We can fix the bug easily, but you’d have to wait for the release to take advantage of the fix. Usually, I’d say the best option is to just switch things around so they’re happening in the before_save hook instead, as that’s when the mixin’s expecting new values to get added and you can just piggyback on the regular saveElementTexts that happens in afterSave. However, your situation’s tricky because you’re depending on the PDF Text plugin being done with its work so you’re sort of stuck being on the after side for the Item.

It might be easier here to just create and save ElementText records directly and thereby side-step the problem with the mixin entirely. (As a side note, it doesn’t look look like there’s any point to save $item_text_element here as you’re not making any changes to it).

Interesting. I had a plugin a while ago that was doing almost exactly the same thing, adding element texts to an item after save. I couldn’t figure out what was different until @jflatnes’s post. The difference was that my plugin was for a site that was only creating items via a CSV import – hence, I guess, no elements on the form?
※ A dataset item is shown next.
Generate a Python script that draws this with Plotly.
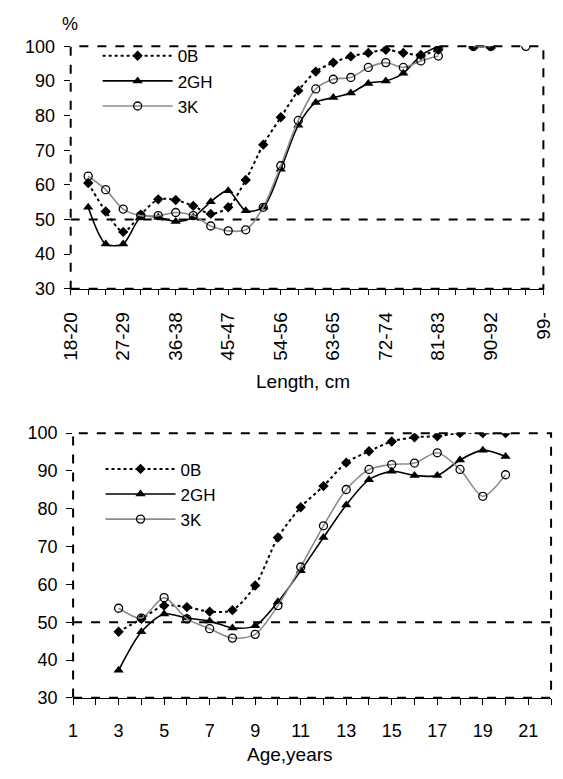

One twist that I discovered that sounds like it might be relevant here in creating the ElementTexts directly is whether they need to be added to the search system. The Mixin_Search will catch the data from the PDF, but the search results on that text will point to the File, not the Item. If that’s a concern, you might also need to directly add the ElementTexts to the search directly, too.

Thanks. I’ll look into saving the ElementText records directly. (The mixin seemed convenient.) I did try using before_save, but the problem was exactly what you mentioned: the PDF Text isn’t there yet.

Our site is also using CSV import to create items, so we didn’t notice this for a while. We decided to change our workflow to allow editing items and files in Omeka once content is imported (because editing in CSV can be annoying) and only then noticed this problem.

Thanks for the heads up about search. The main reason we are putting the text on the Items is so that they can be found via extracted text using advanced search, so I need to make sure that they are indexed.